In discovering their identity, the Pelicans found their niche in pushing the pace. They finished last season as the league’s fastest team and will look to make pace permanently a part of their brand.

“I think you got to be consistent, you know, asking the guys to run on every possession,” Gentry said on how the Pels’ pace can be even faster. “The really good running teams are the teams that run even when you think there’s not anything there and you create something at just the pace that you play at.”

To fill the hole left by Cousins, the Pelicans quickly signed former Laker Julius Randle to a two-year, $18 million deal. Randle, a former frontcourt lottery pick out of Kentucky, is noted for his passing and ball-handling skills. His skillset helped the Lakers finish as the league’s runner-up in pace.

Gentry expressed an excitement for Randle, noting his that playmaking ability will give them some of the things Cousins could do and help start fast breaks.

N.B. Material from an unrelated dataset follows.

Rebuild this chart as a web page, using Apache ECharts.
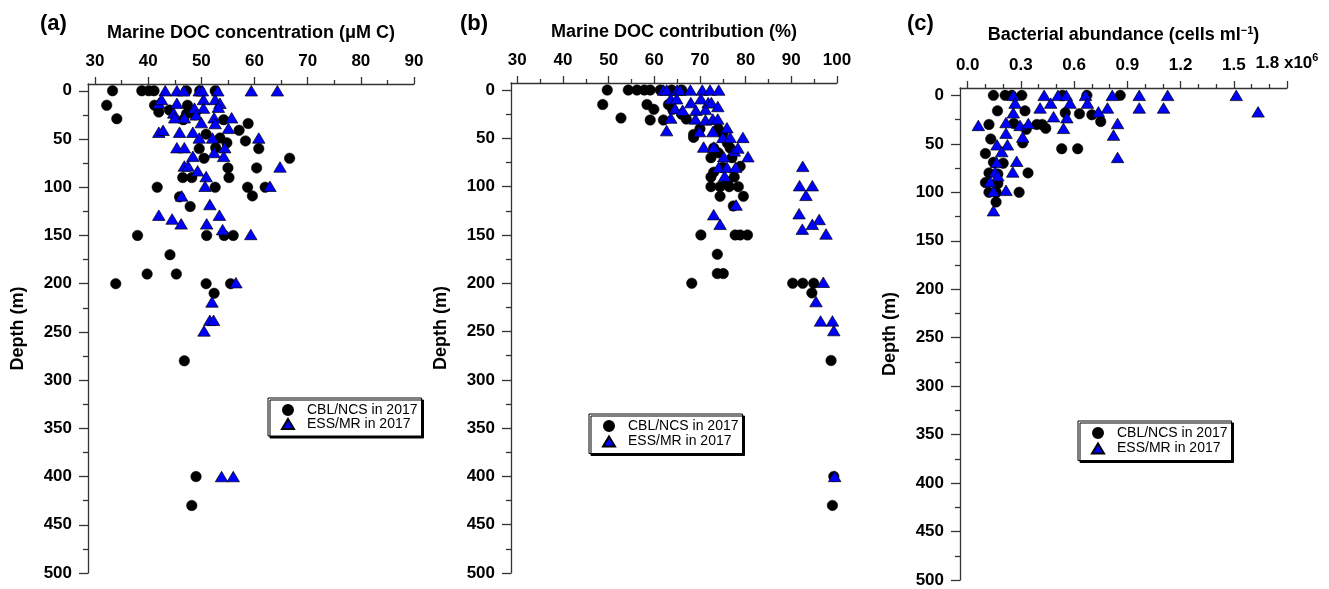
<!DOCTYPE html>
<html><head><meta charset="utf-8">
<script src="https://cdn.jsdelivr.net/npm/echarts@6/dist/echarts.min.js"></script>
<style>html,body{margin:0;padding:0;background:#fff}#c{width:1329px;height:589px}</style>
</head><body><div id="c"></div>
<script>
// ---------- DATA ----------
const seriesNames = ['CBL/NCS in 2017', 'ESS/MR in 2017'];
const panelLabels = ['(a)', '(b)', '(c)'];
const xTitles = ['Marine DOC concentration (\u03bcM C)', 'Marine DOC contribution (%)', 'Bacterial abundance (cells ml{s|\u22121})'];
const yTitle = 'Depth (m)';

const concTicks = [30, 40, 50, 60, 70, 80, 90];
const concMinor = [35, 45, 55, 65, 75, 85];
const contribTicks = [30, 40, 50, 60, 70, 80, 90, 100];
const contribMinor = [35, 45, 55, 65, 75, 85, 95];
const bactTicks = [0, 0.3, 0.6, 0.9, 1.2, 1.5, 1.8];
const bactMinor = [0.1, 0.2, 0.4, 0.5, 0.7, 0.8, 1.0, 1.1, 1.3, 1.4, 1.6, 1.7];
const depthTicks = [0, 50, 100, 150, 200, 250, 300, 350, 400, 450, 500];
const depthMinor = [25, 75, 125, 175, 225, 275, 325, 375, 425, 475];

// (a) Marine DOC concentration (uM C) vs depth (m)
const concCBL = [[33.3,0],[32.2,15],[34.1,29],[38.8,0],[40.1,0],[41.1,0],[47.2,0],[49.7,0],[52.6,0],[41.2,15],[42,22],[44,20],[47.4,15],[47.2,24],[48.8,25],[46.6,30],[54.2,30],[57.1,41],[58.8,34],[50.9,45],[53.5,49],[54.8,54],[58.3,52],[60.8,60],[49.6,60],[52.7,59],[50.5,70],[66.6,70],[60.4,80],[55,80],[55.2,90],[46.5,90],[48.2,90],[41.7,100],[52.6,100],[58.7,100],[62,100],[59.6,109],[45.9,110],[47.9,120],[38,150],[51,150],[54.3,150],[56,150],[44.1,170],[39.8,190],[45.3,190],[33.9,200],[50.9,200],[55.5,200],[52.4,210],[46.8,280],[49,400],[48.2,430]];
const concESS = [[43.2,0],[45.4,0],[46.7,0],[49.6,0],[50.2,0],[53.1,0],[59.4,0],[64.3,0],[42,13],[42.5,9],[45.4,13],[50.4,9],[52.6,9],[53.5,13],[50.4,18],[48.7,18],[53.2,17],[44.8,23],[46.8,28],[45,28],[49,25],[52.4,28],[50,33],[52.6,34],[55.7,28],[55.1,39],[42,43],[42.8,41],[45.9,43],[48.4,43],[49.6,49],[52.1,49],[60.8,49],[45.4,59],[46.8,59],[54.4,59],[52.4,64],[54.2,68],[48.4,68],[46.8,78],[47.5,78],[64.8,79],[49.3,83],[50.9,89],[50.7,99],[62.9,99],[46.3,109],[51.6,118],[42,129],[44.5,133],[46.2,138],[53.4,129],[51,138],[54,144],[59.3,149],[56.5,199],[52,219],[51.6,238],[52.3,238],[50.5,249],[53.8,400],[56,400]];

// (b) Marine DOC contribution (%) vs depth (m)
const contribCBL = [[49.7,0],[54.3,0],[56.2,0],[57.8,0],[59.1,0],[61.3,0],[63.8,0],[66,0],[48.7,15],[52.7,29],[58.4,15],[59.9,20],[59.1,31],[62,31],[63.1,15],[66,25],[64,20],[67,30],[68.6,46],[68.6,49],[70,40],[73,60],[72.4,70],[76.6,60],[74,40],[75,45],[76,55],[74,65],[77,70],[75,80],[73,85],[76,95],[78.8,79],[72.4,90],[77.5,90],[72.4,100],[74.4,100],[76.4,100],[78.4,100],[74.4,110],[79.5,110],[77.3,120],[70.2,150],[77.7,150],[78.8,150],[80.4,150],[73.8,170],[73.8,190],[75.1,190],[68.2,200],[90.3,200],[92.5,200],[94.9,200],[94.5,210],[98.7,280],[99.3,400],[99,430]];
const contribESS = [[62,0],[62.7,0],[65,0],[65.6,0],[67.9,0],[70.5,0],[72.2,0],[74.1,0],[63.6,9],[64.9,9],[68,13],[70.2,9],[71.8,13],[69.1,21],[71.2,20],[72.5,13],[73.9,17],[64.5,19],[66.2,21],[63.6,29],[62.7,42],[69,30],[69.9,43],[71.2,31],[72.8,30],[73.9,30],[72.8,43],[75.9,39],[75,49],[76.6,49],[79.4,49],[70.8,59],[73,59],[77.5,63],[78.3,60],[80.5,69],[75.2,69],[74.1,80],[75.9,80],[77.8,80],[75.4,89],[77.9,119],[73,129],[74.4,139],[92.5,79],[91.8,99],[94.6,99],[93.2,109],[91.7,128],[96.1,134],[94.6,139],[92.4,144],[97.6,149],[97,199],[95.4,219],[96.4,239],[99,239],[99.3,249],[99.5,400]];

// (c) Bacterial abundance (x10^6 cells/ml) vs depth (m)
const bactCBL = [[0.145,0],[0.211,0],[0.248,0],[0.305,0],[0.534,0],[0.672,0],[0.86,0],[0.168,16],[0.323,16],[0.55,18],[0.63,19],[0.70,20],[0.75,27],[0.12,30],[0.26,29],[0.39,30],[0.42,30],[0.44,34],[0.33,35],[0.13,45],[0.31,49],[0.53,55],[0.62,55],[0.10,60],[0.145,69],[0.2,70],[0.12,80],[0.17,81],[0.34,80],[0.10,90],[0.17,91],[0.12,100],[0.16,100],[0.29,100],[0.16,110]];
const bactESS = [[0.257,0],[0.431,0],[0.509,0],[0.556,0],[0.664,0],[0.815,0],[0.967,0],[1.127,0],[1.514,0],[1.637,17],[0.267,8],[0.468,8],[0.577,8],[0.675,8],[0.408,13],[0.257,18],[0.737,17],[0.788,13],[0.967,13],[1.104,13],[0.559,23],[0.484,22],[0.06,31],[0.216,28],[0.295,31],[0.342,29],[0.54,34],[0.845,29],[0.822,41],[0.216,39],[0.31,43],[0.165,51],[0.224,51],[0.192,58],[0.845,64],[0.276,68],[0.163,69],[0.254,79],[0.154,79],[0.17,83],[0.126,89],[0.145,99],[0.216,98],[0.145,119]];

// ---------- LAYOUT / STYLE ----------
const F = "'Liberation Sans', Arial, Helvetica, sans-serif";
const AX = '#333';
const grids = [
  {left: 88, top: 84, width: 326, height: 489},
  {left: 511, top: 83, width: 326, height: 490},
  {left: 960, top: 88, width: 327, height: 492}
];
const xRanges = [[28.68, 90], [28.62, 100], [-0.0434, 1.8]];
const yMins = [-7, -7.3, -7.6];
const xMajor = [concTicks, contribTicks, bactTicks];
const xMinorT = [concMinor, contribMinor, bactMinor];
const xFmt = [
  v => String(v),
  v => String(v),
  v => Math.abs(v - 1.8) < 1e-9 ? '1.8 {e|x10}{s|6}' : v.toFixed(1)
];
const legendPos = [[268, 398, 0], [589, 414, 1.5], [1078, 421, 1.5]];

const xAxes = [], yAxes = [];
for (let g = 0; g < 3; g++) {
  xAxes.push({
    type: 'value', gridIndex: g, position: 'top', min: xRanges[g][0], max: xRanges[g][1],
    name: xTitles[g], nameLocation: 'middle', nameGap: 42,
    nameTextStyle: {fontFamily: F, fontSize: 18, fontWeight: 'bold', color: '#000',
      rich: {s: {fontFamily: F, fontSize: 11, fontWeight: 'bold', color: '#000', padding: [0, 0, 10, 0]}}},
    axisLine: {show: true, onZero: false, lineStyle: {color: AX, width: 1.3}},
    axisTick: {show: true, inside: false, length: 7, customValues: xMajor[g], lineStyle: {color: AX, width: 1.3}},
    axisLabel: {show: true, margin: 14, customValues: xMajor[g], formatter: xFmt[g], hideOverlap: false,
      fontFamily: F, fontSize: 17, fontWeight: 'bold', color: '#000',
      rich: {e: {fontFamily: F, fontSize: 17, fontWeight: 'bold', color: '#000'},
             s: {fontFamily: F, fontSize: 11, fontWeight: 'bold', color: '#000', padding: [0, 0, 11, 0]}}},
    splitLine: {show: false}
  });
  xAxes.push({
    type: 'value', gridIndex: g, position: 'top', min: xRanges[g][0], max: xRanges[g][1],
    axisLine: {show: false, onZero: false},
    axisTick: {show: true, inside: false, length: 4, customValues: xMinorT[g], lineStyle: {color: AX, width: 1.3}},
    axisLabel: {show: false}, splitLine: {show: false}
  });
  yAxes.push({
    type: 'value', gridIndex: g, position: 'left', inverse: true, min: yMins[g], max: 500,
    name: yTitle, nameLocation: 'middle', nameRotate: 90, nameGap: 61,
    nameTextStyle: {fontFamily: F, fontSize: 18, fontWeight: 'bold', color: '#000'},
    axisLine: {show: true, onZero: false, lineStyle: {color: AX, width: 1.3}},
    axisTick: {show: true, inside: false, length: 9, customValues: depthTicks, lineStyle: {color: AX, width: 1.3}},
    axisLabel: {show: true, margin: 16, customValues: depthTicks, hideOverlap: false,
      fontFamily: F, fontSize: 17, fontWeight: 'bold', color: '#000'},
    splitLine: {show: false}
  });
  yAxes.push({
    type: 'value', gridIndex: g, position: 'left', inverse: true, min: yMins[g], max: 500,
    axisLine: {show: false, onZero: false},
    axisTick: {show: true, inside: false, length: 5, customValues: depthMinor, lineStyle: {color: AX, width: 1.3}},
    axisLabel: {show: false}, splitLine: {show: false}
  });
}

const panelData = [[concCBL, concESS], [contribCBL, contribESS], [bactCBL, bactESS]];
const series = [];
for (let g = 0; g < 3; g++) {
  series.push({
    name: seriesNames[0], type: 'scatter', xAxisIndex: 2 * g, yAxisIndex: 2 * g,
    data: panelData[g][0], symbol: 'circle', symbolSize: 10.5,
    itemStyle: {color: '#000', borderColor: '#000', borderWidth: 0.5, opacity: 1},
    emphasis: {disabled: true}, z: 2
  });
  series.push({
    name: seriesNames[1], type: 'scatter', xAxisIndex: 2 * g, yAxisIndex: 2 * g,
    data: panelData[g][1], symbol: 'triangle', symbolSize: [12.5, 10.5],
    itemStyle: {color: '#0000ff', borderColor: '#000', borderWidth: 0.7, opacity: 1},
    emphasis: {disabled: true}, z: 3
  });
}

const legends = legendPos.map(p => ({
  data: seriesNames, orient: 'vertical', left: p[0], top: p[1],
  padding: [5, 4, 5, 13], itemGap: p[2], itemWidth: 12, itemHeight: 10,
  textStyle: {fontFamily: F, fontSize: 14, color: '#000', lineHeight: 14, padding: [0, 0, 0, 8]},
  backgroundColor: '#fff', borderColor: '#000', borderWidth: 1, borderRadius: 0,
  shadowColor: '#000', shadowOffsetX: 2, shadowOffsetY: 2, shadowBlur: 0,
  selectedMode: false
}));

const labelPos = [[40, 13], [460, 13], [907, 13]];
const graphics = panelLabels.map((t, i) => ({
  type: 'text', left: labelPos[i][0], top: labelPos[i][1],
  style: {text: t, font: 'bold 22px ' + F, fill: '#000'}
}));

const chart = echarts.init(document.getElementById('c'), null, {renderer: 'canvas'});
chart.setOption({
  animation: false,
  backgroundColor: '#fff',
  grid: grids.map(g => Object.assign({containLabel: false, outerBoundsMode: 'none'}, g)),
  xAxis: xAxes,
  yAxis: yAxes,
  legend: legends,
  graphic: graphics,
  series: series
});
</script>
</body></html>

One other position that was left vacant this offseason was the departure of point guard Rajon Rondo, signing a one-year deal with the Lakers worth $9 million. The Pels will bank on the now-blossomed leadership of Davis and Holiday to run the show along with free agent signing and Gretna native, Elfrid Payton running the point. Gentry also noted that Payton was second in the league at finishing at the rim after Russell Westbrook and that this will be his first season playing in the open court with an elite big like Davis.

“Elfrid brings a dynamic where, him and Jrue in the backcourt, to me is the best defensive backcourt in the league,” Davis said.

Gentry did not want to commit to confirming who will be a part of the starting lineup on opening night, but rather that it would be something to evaluate in camp and practices. In the postseason, the Pels started a frontcourt featuring Davis and Nikola Mirotic. There was mention of a possible “super” frontcourt lineup in the works featuring Davis, Randle, and Mirotic on the floor at the same time but this experiment is also something that will be evaluated in practice and possibly preseason.

“I think anyone of us can play the three, four, or five,” Davis said. “It’s a big line up, with Jrue and Elfird in the backcourt…I think it’s a cool idea.”

Other notable additions for the team include veteran Jarrett Jack, who makes his return to New Orleans, and center Jahil Okafor. Okafor, who was originally the third overall pick by Philadelphia in 2015, described Holiday as the most elite guard he has ever played with.

Small forward Solomon Hill said that when he returned last season he was never 100 percent, but said that he felt like his hamstring was twice as strong at this point entering camp. Reserve center Alexis Ajinca still has not been medically cleared to play but hopes to return soon. Rookie Frank Jackson has also been medically cleared for camp with no restrictions, though they may proceed with caution.

The Pelicans will open their preseason schedule on Sunday, September 30 at 6 p.m. in Chicago against the Bulls.